There is also the huge question around the split between Hamas and Fatah.  If the UN grants "Palestine" status as a state, does that include the Gaza strip?  It would have to, no?  Will this force a reconciliation between the two terrorist groups or will they go to war with one another?  I'm guessing the former.  In either case, let the defenestrations begin!

Also, this would seem to kill off the Israeli right's desire for Greater Israel.  I mean, how can Israel possibly annex Judea and Samaria if large swaths of those areas constitute "Palestine"?

Perhaps Israel should look at this as an opportunity to move beyond the status quo.  What I think that Israel should probably do... and I say this with considerable tentativeness, because there's an awful lot of moving parts here... is take this as an opportunity to declare its own final borders.  If the Palestinians do not wish to negotiate final borders then let Israel, after "Palestine" is recognized as a "non-member state," declare its own final borders and be the first country to welcome the newly formed state of Palestine into the community of nations.

Of course this should mean that they get none of Jerusalem and can use beautiful downtown Ramallah for the headquarters of whatever vicious criminal-terrorist government that they sling together.

{Good-bye.  And good luck with that, fellahs.}


  1. Semi-O/T, but I'm surprised a Princeton U. web page forgot to include the first US Secretary of Defense, James Forrestal, on that list. A huge chunk of their campus is named after him! They included Garry Hoy, so self-defenestration is clearly considered fit for inclusion as well.

    Ah, anyway. Apologies for the digression...

    1. Also, the most famous in my opinion. When Detective Axel Foley was escorted out the window of a Beverly Hills office building by Victor Maitland's underlings in 1984. I think they made a movie about that. ;)

  2. And now seriously...

    "What I think that Israel should probably do... and I say this with considerable tentativeness, because there's an awful lot of moving parts here... is take this as an opportunity to declare its own final borders."

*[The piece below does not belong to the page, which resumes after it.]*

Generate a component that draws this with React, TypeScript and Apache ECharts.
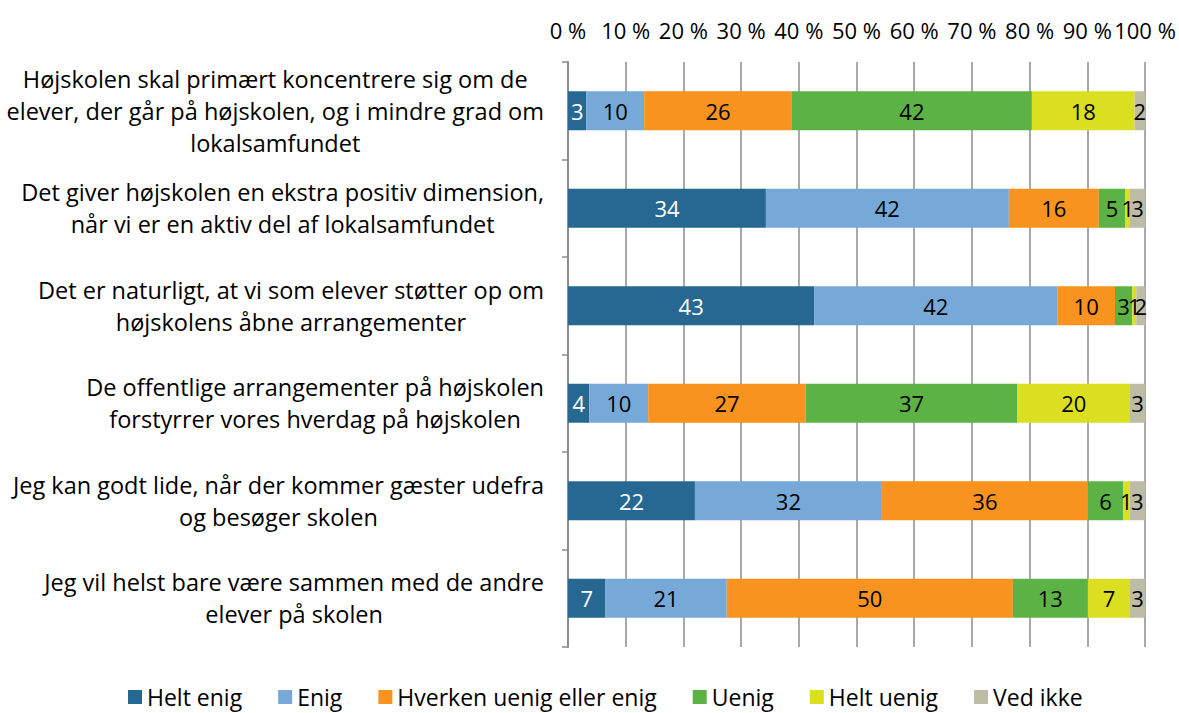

    I think this is the way to go, as well, but I am not an expert on these issues nor do I play one on the internet. What are the reasonable objections to this from our side, if any? I'd like to look into them.

    I don't really see any other way to end the Palestinian leadership's permanent veto over things?

    1. Well, the main objection would relate to the Gaza withdrawal and how unilateral action there preceded all those rocket attacks.

      Basically this gives Israel two options. It can still hold out for a negotiated end of hostilities or it can take matters into its own hands.

      I recommend the latter, because the former has been proven empty via the demise of Oslo and the simple fact that the Palestinians have no intention whatsoever of agreeing to a state for themselves in peace next to the Jewish one.

      That should be clear by now, don't you think?

      One thing that I do not understand about the Jewish left's clinging to Oslo is that they seem not to recognize that Oslo is over.

      {It is over, isn't it?}

    2. Seems clear to me, at least.

      And yeah, I figured the example of Gaza would be one of the objections. Perhaps I'm just a hopeless dreamer, but I'd like to think that once there is officially a Palestinian state, the 'world community' would be less tolerant of its being used as a base for terror attacks against its neighbor.

      But yeah, I know. Sigh...

  3. "Why I Don't Want A Palestinian State

    Every time hostilities erupt in the Levant, and quite a lot of the rest of the time too, I get the dubious pleasure of witnessing the same set of stale arguments about the Israeli Palestinian conflict. First, some crazy leftie starts babbling about Zionist war crimes, land grabs, settlements and, if he’s feeling excitable, genocide and holocausts, after which a hefty section of the crowd bursts out into riotous applause. Then some respectable-looking conservative says we have to remember that Israel is the only democracy in the Middle East and that Hamas is a terrorist organisation which deliberately targets civilians, after which a rather smaller section of the crowd, mostly composed of Jews desperately (and pathetically) happy that someone doesn’t think they are all a bunch of organ- stealing demons, tries to get a few cheers going. Then a centrist, effortlessly channeling respectable opinion, says that while, of course, Israel has right to defend itself it is not doing so proportionately and, further, it’s being pretty beastly with those awful settlements, but that, in any case, the main thing is that both sides put aside their differences and resentments and come to an equitable deal.....The reason I don’t want a Palestinian state is because they will make a big fat mess of it....." Pretty funny!

    Read it all

    1. Thanks. I guess my main concern is that I just don't want Israel to be responsible for the messes created by the Palestinian leadership anymore, and I don't see why they should continue to have to be.

      Give them a state, let them work out the issues with their Arab neighbor states who really do subject their Palestinian populations to apartheid conditions... and as far as security matters go, if attacks continue on Israel from Palestine, then they should be dealt with the same way any other country in the world would handle acts of war committed against it by a foreign country. No more complications on that count.

      From the article -

      "One meme used repeatedly in both Gaza wars has been to emphasize how, at the same time as sending over F16s with bombs, Israel has also been providing the Palestinians with free food, water, electricity, gas and all the other essentials of life; this is intended, I suppose, to emphasize how humane the Israeli military is, which may be true enough; what the people who piously circulate this information don’t seem to realize is how it demonstrates what a completely ridiculous position Israel has got itself into."

      Definitely agree with that part. I guess I see such unilateral action as the only way out of that ridiculous position. Only my personal opinion from thousands of miles away, of course.